Plotting code records:
· · ·

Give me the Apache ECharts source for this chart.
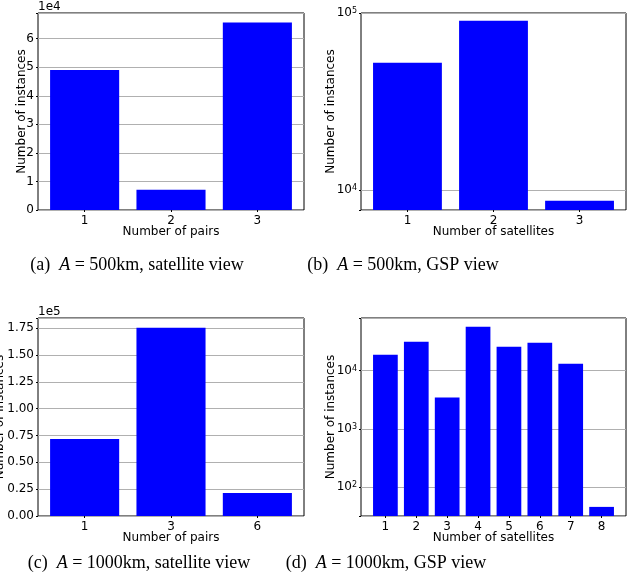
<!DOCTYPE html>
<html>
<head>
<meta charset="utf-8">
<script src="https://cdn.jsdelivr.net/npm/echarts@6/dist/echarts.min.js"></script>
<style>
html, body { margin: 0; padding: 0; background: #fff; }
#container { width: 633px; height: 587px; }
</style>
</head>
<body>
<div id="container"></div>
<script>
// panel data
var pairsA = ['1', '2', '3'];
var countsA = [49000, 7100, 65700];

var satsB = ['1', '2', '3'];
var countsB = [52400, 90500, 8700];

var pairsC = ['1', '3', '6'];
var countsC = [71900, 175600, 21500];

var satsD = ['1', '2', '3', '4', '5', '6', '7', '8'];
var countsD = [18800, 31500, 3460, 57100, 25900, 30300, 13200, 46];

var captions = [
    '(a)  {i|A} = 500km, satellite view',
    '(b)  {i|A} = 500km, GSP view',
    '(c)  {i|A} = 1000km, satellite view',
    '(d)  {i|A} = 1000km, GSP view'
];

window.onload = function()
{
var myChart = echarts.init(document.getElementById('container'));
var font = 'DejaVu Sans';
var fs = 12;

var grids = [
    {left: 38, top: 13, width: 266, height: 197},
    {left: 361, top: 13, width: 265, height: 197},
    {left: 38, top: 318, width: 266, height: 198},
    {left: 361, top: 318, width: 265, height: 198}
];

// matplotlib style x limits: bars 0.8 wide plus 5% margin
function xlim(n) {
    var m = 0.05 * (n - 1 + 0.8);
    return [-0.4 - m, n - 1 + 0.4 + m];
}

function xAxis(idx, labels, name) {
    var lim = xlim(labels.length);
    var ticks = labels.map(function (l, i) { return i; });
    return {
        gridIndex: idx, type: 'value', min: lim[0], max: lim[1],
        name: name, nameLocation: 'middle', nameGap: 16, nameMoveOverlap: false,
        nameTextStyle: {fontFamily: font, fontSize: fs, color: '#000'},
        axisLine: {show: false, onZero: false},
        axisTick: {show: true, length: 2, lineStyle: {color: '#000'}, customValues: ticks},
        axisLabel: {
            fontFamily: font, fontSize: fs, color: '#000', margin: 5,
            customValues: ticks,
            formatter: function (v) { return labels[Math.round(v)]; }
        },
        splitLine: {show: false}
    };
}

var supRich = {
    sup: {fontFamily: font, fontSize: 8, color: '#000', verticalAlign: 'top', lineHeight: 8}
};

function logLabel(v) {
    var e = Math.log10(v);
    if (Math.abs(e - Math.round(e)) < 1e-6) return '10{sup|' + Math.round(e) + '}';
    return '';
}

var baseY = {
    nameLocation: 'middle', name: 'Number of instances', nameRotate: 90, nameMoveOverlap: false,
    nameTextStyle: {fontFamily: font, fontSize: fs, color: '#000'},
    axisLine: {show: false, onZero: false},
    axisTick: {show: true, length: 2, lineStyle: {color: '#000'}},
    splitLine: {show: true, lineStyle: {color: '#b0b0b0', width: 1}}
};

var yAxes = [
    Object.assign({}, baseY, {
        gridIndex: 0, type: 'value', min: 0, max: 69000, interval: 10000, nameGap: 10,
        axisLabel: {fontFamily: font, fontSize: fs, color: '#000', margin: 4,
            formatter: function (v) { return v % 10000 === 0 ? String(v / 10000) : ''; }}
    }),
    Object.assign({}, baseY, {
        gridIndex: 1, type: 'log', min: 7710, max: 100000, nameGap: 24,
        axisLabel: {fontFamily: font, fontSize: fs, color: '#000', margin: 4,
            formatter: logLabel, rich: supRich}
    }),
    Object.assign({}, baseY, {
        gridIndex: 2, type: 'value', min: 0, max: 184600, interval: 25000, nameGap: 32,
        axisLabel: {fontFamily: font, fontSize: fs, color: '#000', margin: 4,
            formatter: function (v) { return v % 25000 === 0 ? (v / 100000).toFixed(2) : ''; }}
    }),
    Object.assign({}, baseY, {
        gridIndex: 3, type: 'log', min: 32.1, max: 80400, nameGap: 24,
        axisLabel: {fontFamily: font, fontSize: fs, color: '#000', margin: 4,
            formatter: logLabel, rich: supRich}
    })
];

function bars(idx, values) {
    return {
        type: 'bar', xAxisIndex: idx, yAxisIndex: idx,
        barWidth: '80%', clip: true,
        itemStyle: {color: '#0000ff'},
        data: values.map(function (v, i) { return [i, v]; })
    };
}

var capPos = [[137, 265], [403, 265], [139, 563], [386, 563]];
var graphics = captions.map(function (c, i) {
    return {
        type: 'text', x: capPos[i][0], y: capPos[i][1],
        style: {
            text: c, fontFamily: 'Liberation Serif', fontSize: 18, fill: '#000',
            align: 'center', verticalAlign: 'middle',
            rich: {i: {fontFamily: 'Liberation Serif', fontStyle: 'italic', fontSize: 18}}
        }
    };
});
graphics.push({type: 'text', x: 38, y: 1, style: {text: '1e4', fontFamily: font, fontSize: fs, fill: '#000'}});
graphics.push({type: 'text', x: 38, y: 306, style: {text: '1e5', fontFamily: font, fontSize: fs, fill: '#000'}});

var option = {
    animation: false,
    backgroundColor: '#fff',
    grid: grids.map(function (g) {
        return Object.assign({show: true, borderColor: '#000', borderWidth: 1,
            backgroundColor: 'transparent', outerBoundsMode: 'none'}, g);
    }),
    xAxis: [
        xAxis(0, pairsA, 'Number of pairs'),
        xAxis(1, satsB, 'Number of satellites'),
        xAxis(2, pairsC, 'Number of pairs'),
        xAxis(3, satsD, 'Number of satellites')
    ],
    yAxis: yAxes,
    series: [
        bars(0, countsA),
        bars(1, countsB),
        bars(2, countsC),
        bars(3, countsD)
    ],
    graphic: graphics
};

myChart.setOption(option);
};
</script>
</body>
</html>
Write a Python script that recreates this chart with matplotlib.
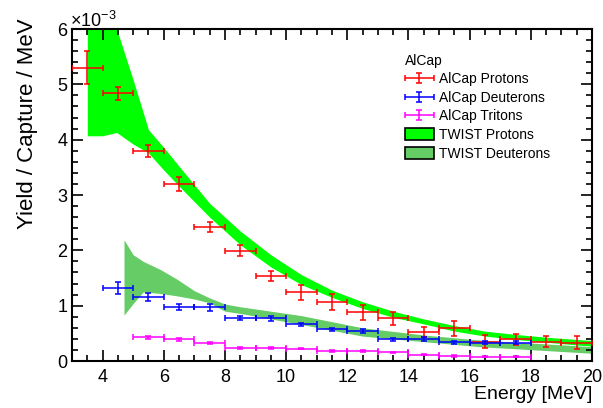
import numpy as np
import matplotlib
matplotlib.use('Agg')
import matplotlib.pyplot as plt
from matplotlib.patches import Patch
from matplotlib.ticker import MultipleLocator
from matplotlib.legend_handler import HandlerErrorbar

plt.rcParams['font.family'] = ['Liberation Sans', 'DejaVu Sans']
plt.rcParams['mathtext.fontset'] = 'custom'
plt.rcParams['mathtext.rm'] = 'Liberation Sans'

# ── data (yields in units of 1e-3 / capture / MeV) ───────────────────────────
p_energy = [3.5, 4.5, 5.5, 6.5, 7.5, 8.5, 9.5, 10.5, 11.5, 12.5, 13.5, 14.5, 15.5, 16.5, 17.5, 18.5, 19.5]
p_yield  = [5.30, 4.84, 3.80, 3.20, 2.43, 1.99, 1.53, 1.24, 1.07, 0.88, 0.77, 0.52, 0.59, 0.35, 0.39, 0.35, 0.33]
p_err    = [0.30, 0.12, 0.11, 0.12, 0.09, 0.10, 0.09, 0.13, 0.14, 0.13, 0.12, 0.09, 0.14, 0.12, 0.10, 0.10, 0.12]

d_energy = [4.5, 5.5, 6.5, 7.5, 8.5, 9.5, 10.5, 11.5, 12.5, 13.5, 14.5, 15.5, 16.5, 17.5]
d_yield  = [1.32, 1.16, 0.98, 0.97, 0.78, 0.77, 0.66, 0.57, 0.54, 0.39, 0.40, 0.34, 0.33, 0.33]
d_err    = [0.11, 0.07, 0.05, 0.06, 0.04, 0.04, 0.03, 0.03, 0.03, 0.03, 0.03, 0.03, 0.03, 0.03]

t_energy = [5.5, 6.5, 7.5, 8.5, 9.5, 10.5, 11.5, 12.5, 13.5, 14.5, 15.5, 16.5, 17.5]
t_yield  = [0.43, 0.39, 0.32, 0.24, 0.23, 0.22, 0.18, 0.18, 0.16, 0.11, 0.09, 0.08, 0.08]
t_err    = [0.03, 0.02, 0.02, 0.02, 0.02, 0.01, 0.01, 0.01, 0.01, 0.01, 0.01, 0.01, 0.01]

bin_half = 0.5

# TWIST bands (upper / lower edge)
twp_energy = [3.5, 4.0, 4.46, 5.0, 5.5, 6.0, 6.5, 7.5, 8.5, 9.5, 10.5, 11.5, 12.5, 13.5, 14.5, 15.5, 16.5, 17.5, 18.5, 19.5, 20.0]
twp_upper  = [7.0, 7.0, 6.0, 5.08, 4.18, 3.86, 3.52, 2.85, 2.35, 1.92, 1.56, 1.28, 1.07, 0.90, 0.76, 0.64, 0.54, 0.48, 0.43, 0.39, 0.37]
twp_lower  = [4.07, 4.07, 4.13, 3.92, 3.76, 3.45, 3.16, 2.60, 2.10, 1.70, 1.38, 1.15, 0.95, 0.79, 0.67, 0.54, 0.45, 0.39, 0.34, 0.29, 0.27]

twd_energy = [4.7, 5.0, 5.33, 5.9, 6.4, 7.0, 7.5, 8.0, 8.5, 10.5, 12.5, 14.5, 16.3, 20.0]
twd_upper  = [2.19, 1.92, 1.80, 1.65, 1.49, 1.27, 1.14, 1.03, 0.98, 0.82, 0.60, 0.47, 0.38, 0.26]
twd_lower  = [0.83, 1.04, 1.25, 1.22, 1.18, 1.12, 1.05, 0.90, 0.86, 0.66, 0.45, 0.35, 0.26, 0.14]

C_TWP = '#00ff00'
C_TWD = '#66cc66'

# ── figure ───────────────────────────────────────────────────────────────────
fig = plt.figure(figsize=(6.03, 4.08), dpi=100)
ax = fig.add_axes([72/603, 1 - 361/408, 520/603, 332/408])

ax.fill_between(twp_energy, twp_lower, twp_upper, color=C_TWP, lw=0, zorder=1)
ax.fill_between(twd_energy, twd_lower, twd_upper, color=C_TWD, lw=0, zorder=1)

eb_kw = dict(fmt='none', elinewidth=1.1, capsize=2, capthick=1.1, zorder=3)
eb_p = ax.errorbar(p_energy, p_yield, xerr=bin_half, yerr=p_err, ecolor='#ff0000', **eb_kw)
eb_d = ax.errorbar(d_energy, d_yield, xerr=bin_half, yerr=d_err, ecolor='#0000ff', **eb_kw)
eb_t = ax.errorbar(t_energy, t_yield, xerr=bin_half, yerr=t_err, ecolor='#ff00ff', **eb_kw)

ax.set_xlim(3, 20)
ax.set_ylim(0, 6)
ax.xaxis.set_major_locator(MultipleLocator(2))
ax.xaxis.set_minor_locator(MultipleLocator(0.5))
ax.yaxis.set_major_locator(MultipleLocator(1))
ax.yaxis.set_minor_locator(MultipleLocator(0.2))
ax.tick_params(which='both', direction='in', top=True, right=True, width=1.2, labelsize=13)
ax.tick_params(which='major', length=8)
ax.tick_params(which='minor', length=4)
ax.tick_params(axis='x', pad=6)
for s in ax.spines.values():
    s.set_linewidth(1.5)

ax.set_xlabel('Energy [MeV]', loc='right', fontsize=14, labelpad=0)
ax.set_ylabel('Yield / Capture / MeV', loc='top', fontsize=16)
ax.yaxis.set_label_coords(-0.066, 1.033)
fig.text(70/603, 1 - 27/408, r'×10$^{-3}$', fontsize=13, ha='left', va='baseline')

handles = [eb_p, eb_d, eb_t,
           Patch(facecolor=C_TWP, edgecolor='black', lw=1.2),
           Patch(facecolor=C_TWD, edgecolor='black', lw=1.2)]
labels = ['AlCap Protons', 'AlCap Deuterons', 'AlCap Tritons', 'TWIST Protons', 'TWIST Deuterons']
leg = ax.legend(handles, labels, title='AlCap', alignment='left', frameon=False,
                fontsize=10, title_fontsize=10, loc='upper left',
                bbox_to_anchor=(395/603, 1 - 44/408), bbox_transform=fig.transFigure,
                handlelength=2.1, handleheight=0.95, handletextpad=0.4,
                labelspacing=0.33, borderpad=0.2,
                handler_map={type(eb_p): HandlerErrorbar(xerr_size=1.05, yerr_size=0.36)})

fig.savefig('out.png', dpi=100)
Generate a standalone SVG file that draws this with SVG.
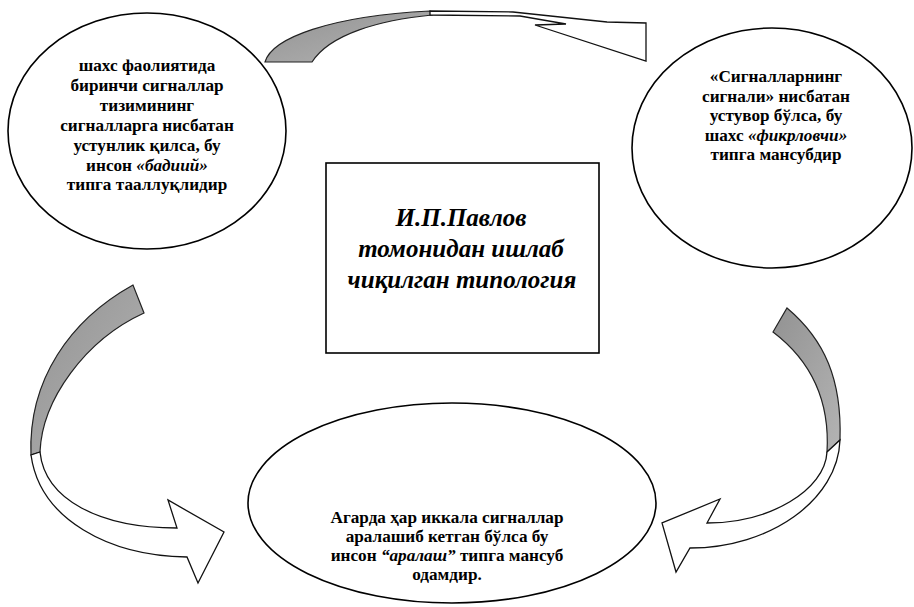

· · ·

### Problem to solve
Determine how many lines of the data contain "matplotlib" and give nothing but that number.

### Written reply
8